Planning hearings skipped
Since Broadous became chair, there have also been some problems with setting up hearings on planning issues in a timely manner, according to Sussy Nemer. Nemer, field deputy for Supervisor Michael D. Antonovich, said that it was “a lot more difficult for county staff to get on the agenda to do presentations .. unlike under [previous chairs] Sandra [Thomas], Gino [Sund}, and Ken [Balder], there are more situations where the town council had to ask for a continuance on planning items.”
One of the major functions of the council is to hear planning issues and send recommendations to the county before a final decision is made. In some cases, Nemer said, persons with planning items skipped the council completely and went right on to county planning because they couldn’t wait for a continuance to allow the town council to hear it.
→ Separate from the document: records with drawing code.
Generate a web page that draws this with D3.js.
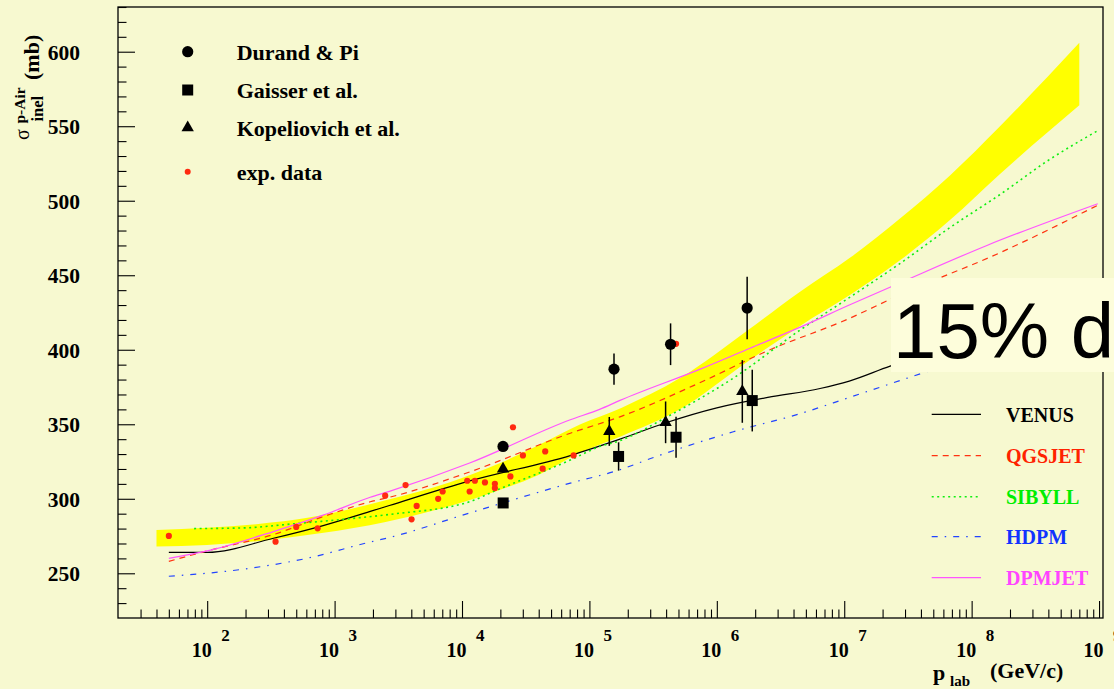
<!DOCTYPE html>
<html><head><meta charset="utf-8">
<script src="https://cdn.jsdelivr.net/npm/d3@7"></script>
<style>html,body{margin:0;padding:0;background:#f7f9d0;} svg{display:block}</style>
</head><body><svg id="c" width="1114" height="689"></svg>
<script>
// ---------- data ----------
const bandP    = [40, 100, 316, 794, 2512, 7943, 19953, 39811, 85114, 177828, 512861, 1.738e6, 4.5e6, 1.122e7, 2.74e7, 6.76e7, 1.67e8, 7.0e8];
const bandLow  = [268, 269, 272.5, 277, 284.5, 295, 306, 316, 331, 342, 360, 392, 416, 437, 460, 487, 518, 564];
const bandHigh = [279, 280.5, 284, 289, 299, 311, 324, 336, 350, 361, 381, 413, 439, 462, 488, 517, 550, 606];

const venusP = [50, 100, 331, 813, 1905, 2692, 11482, 70795, 173780, 398107, 1e6, 2.512e6, 6.457e6, 1.096e7, 2.291e7, 1e8];
const venusV = [264, 264, 273.5, 282, 291.5, 295.5, 312, 329, 340, 351, 361, 368, 374, 379, 389, 405];

const qgsP = [50, 100, 331, 813, 1905, 2692, 11482, 70795, 173780, 741310, 2.455e6, 1.096e7, 2.754e7, 1.66e8, 9.77e8];
const qgsV = [258, 265, 276, 288, 298, 301, 318, 344, 355, 378, 399, 421, 437, 465, 497];

const sibP = [79, 200, 447, 1096, 2692, 11482, 17783, 70795, 120226, 173780, 407380, 1.349e6, 4.467e6, 1.096e7, 2.754e7, 6.761e7, 1.66e8, 3.981e8, 9.77e8];
const sibV = [280, 280.5, 283, 286, 289.5, 298, 305, 326, 335, 339, 355, 381, 413, 435, 458, 482, 504, 527, 547];

const hdpmP = [50, 182, 603, 1905, 2692, 11482, 70795, 173780, 301995, 1.349e6, 4.467e6, 1.096e7, 4.169e7, 9.77e8];
const hdpmV = [248, 252.5, 260, 271, 274, 290.5, 310.5, 319.5, 327, 345, 357, 368, 384.5, 422];

const dpmP = [50, 100, 331, 813, 1905, 2692, 11482, 70795, 120226, 173780, 741310, 1.82e6, 4.467e6, 1.096e7, 2.754e7, 1.318e8, 9.77e8];
const dpmV = [260, 265, 278, 289, 301, 305, 324, 353, 360, 366, 387, 401, 415, 430, 445, 470, 498];

const expP = [50, 344, 500, 736, 2495, 3606, 4018, 4406, 6501, 7047, 10990, 11482, 12620, 15136, 18113, 18113, 23988, 25119, 30061, 42954, 44978, 75162, 478630];
const expV = [275.1, 271.2, 281.1, 280.2, 302.1, 309.2, 286.2, 295.2, 300, 304.9, 312.1, 304.9, 312.1, 311, 310.1, 307.2, 315, 348, 329.1, 320.2, 331.8, 329.1, 404];

const durandP = [20989, 155955, 433511, 1.73e6];
const durandV = [335.1, 387, 403.7, 428];
const durandE = [0, 10.5, 14, 21];

const gaisserP = [21038, 169434, 478630, 1.897e6];
const gaisserV = [297.2, 328.4, 341.3, 365.9];
const gaisserE = [0, 9.5, 13.7, 20.7];

const kopP = [20989, 143219, 396278, 1.585e6];
const kopV = [320, 345.2, 351.3, 372];
const kopE = [0, 9.7, 14, 21];

const yMajor = [250, 300, 350, 400, 450, 500, 550, 600];
const xExponents = ["2", "3", "4", "5", "6", "7", "8", "9"];
const xMajor = [1e2, 1e3, 1e4, 1e5, 1e6, 1e7, 1e8, 1e9];

const topLegend = ["Durand & Pi", "Gaisser et al.", "Kopeliovich et al.", "exp. data"];
const modelNames = ["VENUS", "QGSJET", "SIBYLL", "HDPM", "DPMJET"];
const modelColors = ["#000000", "#ff3311", "#11ee11", "#2244ff", "#ff55ff"];
const modelText = ["#000000", "#ff2200", "#00ee00", "#1133ff", "#ff44ff"];
const modelDash = [null, "6,5", "2,3.5", "6,7,1.5,7", null];

// ---------- scales ----------
const svg = d3.select("#c");
const W = 1114, H = 689;
const L = 118, R = 1103, T = 7, B = 618;
const x = d3.scaleLog().domain([Math.pow(10, 1.3), Math.pow(10, 9.031)]).range([L, R]);
const y = d3.scaleLinear().domain([220, 630]).range([B, T]);

svg.append("rect").attr("width", W).attr("height", H).attr("fill", "#f7f9d0");

const serif = "'Liberation Serif','Times New Roman',serif";

// band
const band = bandP.map((p, i) => ({p, lo: bandLow[i], hi: bandHigh[i]}));
svg.append("path").datum(band)
  .attr("d", d3.area().x(d => x(d.p)).y0(d => y(d.lo)).y1(d => y(d.hi)).curve(d3.curveMonotoneX))
  .attr("fill", "#ffff00");

// model lines
const models = [[venusP, venusV], [qgsP, qgsV], [sibP, sibV], [hdpmP, hdpmV], [dpmP, dpmV]];
const lineGen = d3.line().x(d => x(d[0])).y(d => y(d[1])).curve(d3.curveMonotoneX);
models.forEach((m, i) => {
  const pts = m[0].map((p, j) => [p, m[1][j]]);
  const path = svg.append("path").datum(pts).attr("d", lineGen)
    .attr("fill", "none").attr("stroke", modelColors[i])
    .attr("stroke-width", i === 2 ? 1.6 : 1.2);
  if (modelDash[i]) path.attr("stroke-dasharray", modelDash[i]);
});

// exp data
svg.append("g").selectAll("circle").data(expP).join("circle")
  .attr("cx", d => x(d)).attr("cy", (d, i) => y(expV[i])).attr("r", 3.1).attr("fill", "#ff2a10");

// error bars + markers
function errBars(P, V, E) {
  svg.append("g").selectAll("line").data(P).join("line")
    .attr("x1", d => x(d)).attr("x2", d => x(d))
    .attr("y1", (d, i) => y(V[i] - E[i])).attr("y2", (d, i) => y(V[i] + E[i]))
    .attr("stroke", "#000").attr("stroke-width", 1.5);
}
errBars(durandP, durandV, durandE);
errBars(gaisserP, gaisserV, gaisserE);
errBars(kopP, kopV, kopE);

const circ = d3.symbol().type(d3.symbolCircle).size(Math.PI * 5.6 * 5.6);
const sq = d3.symbol().type(d3.symbolSquare).size(11 * 11);
const tri = d3.symbol().type(d3.symbolTriangle).size(66);

svg.append("g").selectAll("path").data(durandP).join("path")
  .attr("transform", (d, i) => `translate(${x(d)},${y(durandV[i])})`).attr("d", circ).attr("fill", "#000");
svg.append("g").selectAll("path").data(gaisserP).join("path")
  .attr("transform", (d, i) => `translate(${x(d)},${y(gaisserV[i])})`).attr("d", sq).attr("fill", "#000");
svg.append("g").selectAll("path").data(kopP).join("path")
  .attr("transform", (d, i) => `translate(${x(d)},${y(kopV[i])})`).attr("d", tri).attr("fill", "#000");

// ---------- axes ----------
const yMinor = d3.range(230, 631, 10).filter(v => v % 50 !== 0);
const yAxMaj = d3.axisRight(y).tickValues(yMajor).tickSize(17).tickFormat("");
const yAxMin = d3.axisRight(y).tickValues(yMinor).tickSize(8.5).tickFormat("");
[yAxMaj, yAxMin].forEach(a => {
  const g = svg.append("g").attr("transform", `translate(${L},0)`).call(a);
  g.select(".domain").remove();
  g.selectAll("line").attr("stroke", "#000").attr("stroke-width", 1.1);
});
const xMinor = [];
[10, 1e2, 1e3, 1e4, 1e5, 1e6, 1e7, 1e8].forEach(dec => { for (let k = 2; k <= 9; k++) { const v = k * dec; if (v > 20.5 && v < 1.07e9) xMinor.push(v); } });
const xAxMaj = d3.axisTop(x).tickValues(xMajor).tickSize(17).tickFormat("");
const xAxMin = d3.axisTop(x).tickValues(xMinor).tickSize(8.5).tickFormat("");
[xAxMaj, xAxMin].forEach(a => {
  const g = svg.append("g").attr("transform", `translate(0,${B})`).call(a);
  g.select(".domain").remove();
  g.selectAll("line").attr("stroke", "#000").attr("stroke-width", 1.1);
});

// frame
svg.append("rect").attr("x", L).attr("y", T).attr("width", R - L).attr("height", B - T)
  .attr("fill", "none").attr("stroke", "#000").attr("stroke-width", 1.3);

// y tick labels
svg.append("g").selectAll("text").data(yMajor).join("text")
  .attr("x", 80).attr("y", d => y(d) + 8).attr("text-anchor", "end")
  .attr("font-family", serif).attr("font-weight", "bold").attr("font-size", 21.5)
  .text(d => d);

// x tick labels
const xl = svg.append("g");
xl.selectAll("text.b").data(xMajor).join("text").attr("class", "b")
  .attr("x", d => x(d) + 4.5).attr("y", 656.5).attr("text-anchor", "end")
  .attr("font-family", serif).attr("font-weight", "bold").attr("font-size", 20).text("10");
xl.selectAll("text.e").data(xMajor).join("text").attr("class", "e")
  .attr("x", d => x(d) + 14).attr("y", 640.5)
  .attr("font-family", serif).attr("font-weight", "bold").attr("font-size", 17)
  .text((d, i) => xExponents[i]);

// axis titles
const yt = svg.append("g").attr("font-family", serif);
yt.append("text").attr("transform", "translate(29.3,140) rotate(-90)").attr("font-size", 20).text("σ");
yt.append("text").attr("transform", "translate(25,123.5) rotate(-90)").attr("font-size", 15.5).attr("font-weight", "bold").text("p-Air");
yt.append("text").attr("transform", "translate(42.5,121.5) rotate(-90)").attr("font-size", 16.5).attr("font-weight", "bold").text("inel");
yt.append("text").attr("transform", "translate(38.5,80) rotate(-90)").attr("font-size", 22).attr("font-weight", "bold").text("(mb)");

const xt = svg.append("g").attr("font-family", serif).attr("font-weight", "bold");
xt.append("text").attr("x", 933).attr("y", 680).attr("font-size", 22).text("p");
xt.append("text").attr("x", 950).attr("y", 686).attr("font-size", 15).text("lab");
xt.append("text").attr("x", 990).attr("y", 678).attr("font-size", 22).text("(GeV/c)");

// top legend
const tlY = [51.7, 90, 127.7, 171.7];
const tl = svg.append("g");
tl.append("path").attr("transform", `translate(187.7,${tlY[0]})`).attr("d", circ).attr("fill", "#000");
tl.append("path").attr("transform", `translate(187.7,${tlY[1]})`).attr("d", sq).attr("fill", "#000");
tl.append("path").attr("transform", `translate(187.7,${tlY[2]})`).attr("d", tri).attr("fill", "#000");
tl.append("circle").attr("cx", 187.7).attr("cy", tlY[3]).attr("r", 3).attr("fill", "#ff2a10");
tl.selectAll("text").data(topLegend).join("text")
  .attr("x", 236.7).attr("y", (d, i) => tlY[i] + 8.3)
  .attr("font-family", serif).attr("font-weight", "bold").attr("font-size", 22).text(d => d);

// right legend
const rlY = [414.3, 455.7, 496.7, 536.7, 577.7];
const rl = svg.append("g");
modelNames.forEach((n, i) => {
  const ln = rl.append("line").attr("x1", 931.7).attr("x2", 981).attr("y1", rlY[i]).attr("y2", rlY[i])
    .attr("stroke", modelColors[i]).attr("stroke-width", i === 2 ? 1.6 : 1.2);
  if (modelDash[i]) ln.attr("stroke-dasharray", modelDash[i]);
  rl.append("text").attr("x", 1006).attr("y", rlY[i] + 7.4)
    .attr("font-family", serif).attr("font-weight", "bold").attr("font-size", 20)
    .attr("fill", modelText[i]).text(n);
});

// overlay box
svg.append("rect").attr("x", 891).attr("y", 278).attr("width", 230).attr("height", 94).attr("fill", "#fdfddb");
svg.append("text").attr("x", 893).attr("y", 358).attr("font-family", "'Liberation Sans',Arial,sans-serif")
  .attr("font-size", 78).attr("fill", "#000").text("15% d");
</script></body></html>
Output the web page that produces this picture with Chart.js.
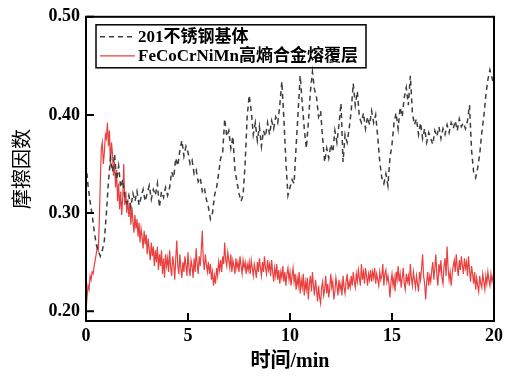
<!DOCTYPE html>
<html lang="zh">
<head>
<meta charset="UTF-8">
<title>摩擦因数</title>
<script src="https://cdn.jsdelivr.net/npm/chart.js"></script>
<style>
    body { margin: 0; background: #fff; }
</style>
</head>
<body>
<canvas id="frictionChart" width="509" height="376"></canvas>
<script>
// sampling intervals, min
const STEEL_STEP = 0.1;
const COATING_STEP = 0.05;

// 201 stainless steel substrate, one row per minute
const steel = [
    0.350, 0.328, 0.312, 0.298, 0.282, 0.268, 0.262, 0.256, 0.262, 0.272,
    0.300, 0.332, 0.356, 0.342, 0.360, 0.334, 0.348, 0.326, 0.334, 0.316,
    0.310, 0.318, 0.306, 0.320, 0.312, 0.322, 0.308, 0.316, 0.324, 0.312,
    0.320, 0.328, 0.314, 0.324, 0.318, 0.330, 0.306, 0.322, 0.316, 0.326,
    0.318, 0.326, 0.342, 0.336, 0.356, 0.348, 0.364, 0.374, 0.358, 0.368,
    0.362, 0.350, 0.354, 0.340, 0.344, 0.332, 0.336, 0.322, 0.326, 0.314,
    0.306, 0.294, 0.300, 0.318, 0.326, 0.340, 0.356, 0.362, 0.396, 0.378,
    0.384, 0.366, 0.378, 0.344, 0.332, 0.320, 0.312, 0.318, 0.350, 0.398,
    0.420, 0.404, 0.380, 0.392, 0.374, 0.388, 0.368, 0.384, 0.378, 0.392,
    0.380, 0.394, 0.386, 0.398, 0.392, 0.410, 0.434, 0.396, 0.352, 0.318,
    0.326, 0.334, 0.330, 0.368, 0.404, 0.440, 0.412, 0.386, 0.366, 0.392,
    0.424, 0.444, 0.426, 0.418, 0.398, 0.404, 0.376, 0.352, 0.366, 0.356,
    0.370, 0.362, 0.384, 0.372, 0.390, 0.412, 0.352, 0.380, 0.372, 0.386,
    0.404, 0.432, 0.410, 0.424, 0.398, 0.392, 0.402, 0.386, 0.398, 0.390,
    0.404, 0.392, 0.400, 0.378, 0.352, 0.336, 0.330, 0.340, 0.328, 0.356,
    0.370, 0.392, 0.402, 0.386, 0.408, 0.398, 0.418, 0.428, 0.410, 0.440,
    0.402, 0.390, 0.396, 0.380, 0.392, 0.376, 0.386, 0.372, 0.382, 0.376,
    0.370, 0.384, 0.378, 0.388, 0.376, 0.386, 0.380, 0.390, 0.382, 0.392,
    0.386, 0.394, 0.384, 0.396, 0.388, 0.392, 0.386, 0.394, 0.410, 0.364,
    0.342, 0.336, 0.346, 0.360, 0.382, 0.398, 0.420, 0.436, 0.446, 0.438,
    0.430
];

// FeCoCrNiMn high-entropy alloy cladding layer, one row per minute
const coating = [
    0.200, 0.214, 0.226, 0.222, 0.236, 0.232, 0.240, 0.238, 0.246, 0.252, 0.258, 0.266, 0.262, 0.290, 0.330, 0.366, 0.372, 0.350, 0.362, 0.380,
    0.376, 0.392, 0.368, 0.384, 0.348, 0.372, 0.360, 0.338, 0.352, 0.326, 0.344, 0.312, 0.330, 0.304, 0.322, 0.298, 0.316, 0.350, 0.308, 0.322,
    0.300, 0.314, 0.296, 0.310, 0.288, 0.306, 0.292, 0.280, 0.298, 0.284, 0.294, 0.276, 0.290, 0.270, 0.284, 0.276, 0.264, 0.282, 0.268, 0.278,
    0.258, 0.274, 0.262, 0.252, 0.270, 0.256, 0.266, 0.246, 0.262, 0.250, 0.266, 0.242, 0.258, 0.246, 0.262, 0.238, 0.254, 0.234, 0.258, 0.246,
    0.254, 0.240, 0.262, 0.244, 0.236, 0.256, 0.248, 0.232, 0.254, 0.272, 0.246, 0.238, 0.258, 0.244, 0.234, 0.250, 0.240, 0.256, 0.246, 0.236,
    0.260, 0.244, 0.236, 0.252, 0.246, 0.234, 0.254, 0.240, 0.264, 0.248, 0.238, 0.256, 0.246, 0.262, 0.282, 0.252, 0.242, 0.258, 0.248, 0.240,
    0.250, 0.238, 0.248, 0.232, 0.240, 0.226, 0.236, 0.228, 0.244, 0.236, 0.250, 0.242, 0.252, 0.240, 0.256, 0.248, 0.270, 0.252, 0.246, 0.260,
    0.252, 0.244, 0.258, 0.240, 0.252, 0.246, 0.238, 0.254, 0.244, 0.250, 0.240, 0.256, 0.246, 0.238, 0.252, 0.244, 0.250, 0.238, 0.248, 0.242,
    0.250, 0.238, 0.252, 0.244, 0.236, 0.248, 0.242, 0.234, 0.250, 0.240, 0.254, 0.244, 0.236, 0.250, 0.240, 0.256, 0.244, 0.238, 0.252, 0.242,
    0.248, 0.236, 0.252, 0.240, 0.230, 0.244, 0.236, 0.248, 0.232, 0.242, 0.228, 0.240, 0.234, 0.246, 0.230, 0.240, 0.226, 0.238, 0.244, 0.232,
    0.240, 0.226, 0.236, 0.244, 0.230, 0.238, 0.222, 0.234, 0.226, 0.240, 0.218, 0.232, 0.224, 0.238, 0.216, 0.230, 0.222, 0.234, 0.212, 0.228,
    0.236, 0.220, 0.240, 0.226, 0.216, 0.232, 0.222, 0.210, 0.226, 0.214, 0.208, 0.224, 0.230, 0.216, 0.222, 0.236, 0.218, 0.228, 0.214, 0.224,
    0.238, 0.224, 0.230, 0.212, 0.220, 0.234, 0.226, 0.216, 0.232, 0.222, 0.228, 0.216, 0.236, 0.224, 0.218, 0.230, 0.238, 0.222, 0.230, 0.224,
    0.236, 0.226, 0.240, 0.230, 0.224, 0.238, 0.230, 0.242, 0.234, 0.226, 0.248, 0.232, 0.240, 0.228, 0.244, 0.236, 0.226, 0.238, 0.232, 0.242,
    0.230, 0.240, 0.234, 0.244, 0.228, 0.238, 0.232, 0.226, 0.240, 0.232, 0.236, 0.248, 0.226, 0.238, 0.242, 0.230, 0.236, 0.228, 0.214, 0.230,
    0.238, 0.226, 0.234, 0.220, 0.240, 0.232, 0.246, 0.230, 0.238, 0.224, 0.234, 0.244, 0.228, 0.222, 0.238, 0.230, 0.236, 0.226, 0.248, 0.234,
    0.226, 0.240, 0.232, 0.224, 0.236, 0.228, 0.220, 0.240, 0.232, 0.244, 0.258, 0.236, 0.228, 0.212, 0.230, 0.240, 0.226, 0.236, 0.230, 0.242,
    0.250, 0.232, 0.244, 0.258, 0.236, 0.226, 0.248, 0.240, 0.252, 0.234, 0.228, 0.246, 0.254, 0.236, 0.266, 0.244, 0.232, 0.240, 0.226, 0.238,
    0.246, 0.252, 0.240, 0.258, 0.244, 0.236, 0.252, 0.242, 0.256, 0.246, 0.238, 0.254, 0.244, 0.250, 0.236, 0.256, 0.242, 0.230, 0.246, 0.238,
    0.228, 0.240, 0.222, 0.234, 0.226, 0.220, 0.236, 0.228, 0.224, 0.238, 0.230, 0.222, 0.236, 0.228, 0.240, 0.232, 0.226, 0.238, 0.230, 0.236,
    0.234
];

const seriesNames = ['201不锈钢基体', 'FeCoCrNiMn高熵合金熔覆层'];
const xTicks = [0, 5, 10, 15, 20];
const yTicks = [0.20, 0.30, 0.40, 0.50];

const SERIF = "'Liberation Serif', 'Times New Roman', 'Noto Sans CJK SC', serif";

const toPoints = (arr, step) => arr.map((v, i) => ({ x: Math.round(i * step * 100) / 100, y: v }));

// box frame, inward ticks and the boxed legend
const framePlugin = {
    id: 'frame',
    afterDraw(chart) {
        const { ctx, chartArea: a, scales: { x, y } } = chart;
        ctx.save();
        ctx.strokeStyle = '#000';
        ctx.lineWidth = 2;
        ctx.strokeRect(a.left, a.top, a.right - a.left, a.bottom - a.top);
        ctx.beginPath();
        xTicks.forEach(t => {
            const px = x.getPixelForValue(t);
            ctx.moveTo(px, a.bottom);
            ctx.lineTo(px, a.bottom - 8);
        });
        yTicks.forEach(t => {
            const py = y.getPixelForValue(t);
            ctx.moveTo(a.left, py);
            ctx.lineTo(a.left + 8, py);
        });
        ctx.stroke();

        // legend
        const lx = a.left + 10, ly = a.top + 8;
        ctx.lineWidth = 1.5;
        ctx.strokeRect(lx, ly, 270, 43);
        ctx.font = "bold 17px " + SERIF;
        ctx.textBaseline = 'middle';
        ctx.fillStyle = '#000';
        chart.data.datasets.forEach((ds, i) => {
            const cy = ly + 12 + i * 19;
            ctx.beginPath();
            ctx.strokeStyle = ds.borderColor;
            ctx.lineWidth = ds.borderWidth;
            ctx.setLineDash(ds.borderDash || []);
            ctx.moveTo(lx + 4, cy);
            ctx.lineTo(lx + 39, cy);
            ctx.stroke();
            ctx.setLineDash([]);
            ctx.fillText(ds.label, lx + 42, cy + 1);
        });
        ctx.restore();
    }
};

const ctx = document.getElementById('frictionChart').getContext('2d');
const frictionChart = new Chart(ctx, {
    type: 'line',
    data: {
        datasets: [
            {
                label: seriesNames[0],
                data: toPoints(steel, STEEL_STEP),
                borderColor: '#3c3c3c',
                borderWidth: 1.5,
                borderDash: [5, 4],
                pointRadius: 0,
                fill: false
            },
            {
                label: seriesNames[1],
                data: toPoints(coating, COATING_STEP),
                borderColor: '#e8403f',
                borderWidth: 1.2,
                pointRadius: 0,
                fill: false
            }
        ]
    },
    options: {
        responsive: false,
        animation: false,
        devicePixelRatio: 1,
        layout: { padding: { left: 0, right: 15, top: 15, bottom: 0 } },
        plugins: {
            legend: { display: false },
            tooltip: { enabled: false }
        },
        scales: {
            x: {
                type: 'linear',
                min: 0,
                max: 20,
                afterBuildTicks: s => { s.ticks = xTicks.map(v => ({ value: v })); },
                afterFit: s => { s.height = 55; },
                grid: { display: false, drawTicks: false },
                border: { display: false },
                ticks: {
                    color: '#000',
                    padding: 5,
                    maxRotation: 0,
                    font: { family: SERIF, size: 18, weight: 'bold' }
                },
                title: {
                    display: true,
                    text: '时间/min',
                    color: '#000',
                    padding: { top: 0, bottom: 2 },
                    font: { family: SERIF, size: 20, weight: 'bold' }
                }
            },
            y: {
                min: 0.19,
                max: 0.50,
                afterBuildTicks: s => { s.ticks = yTicks.map(v => ({ value: v })); },
                afterFit: s => { s.width = 86; },
                grid: { display: false, drawTicks: false },
                border: { display: false },
                ticks: {
                    color: '#000',
                    padding: 6,
                    callback: v => v.toFixed(2),
                    font: { family: SERIF, size: 18, weight: 'bold' }
                },
                title: {
                    display: true,
                    text: '摩擦因数',
                    color: '#000',
                    padding: { top: 12, bottom: 0 },
                    font: { family: SERIF, size: 20, weight: 'normal' }
                }
            }
        }
    },
    plugins: [framePlugin]
});
</script>
</body>
</html>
Nemer said that she had also set aside a regular weekly teleconference with Broadous, but the chair frequently missed it. “I’m willing to say that we had a teleconference, and it didn’t work out,” Nemer said. Along with the hearing extensions that weren’t granted, “ ... those are things I think are unique this year, and the product of somebody very busy.”
In the course of writing this story, we have sent an email to Broadous, and left a message with her public number available on the Town Council website asking her to comment. The number on the town council site is a Google Talk number, which requires a computer with an internet connection to connect. She has not responded by press time.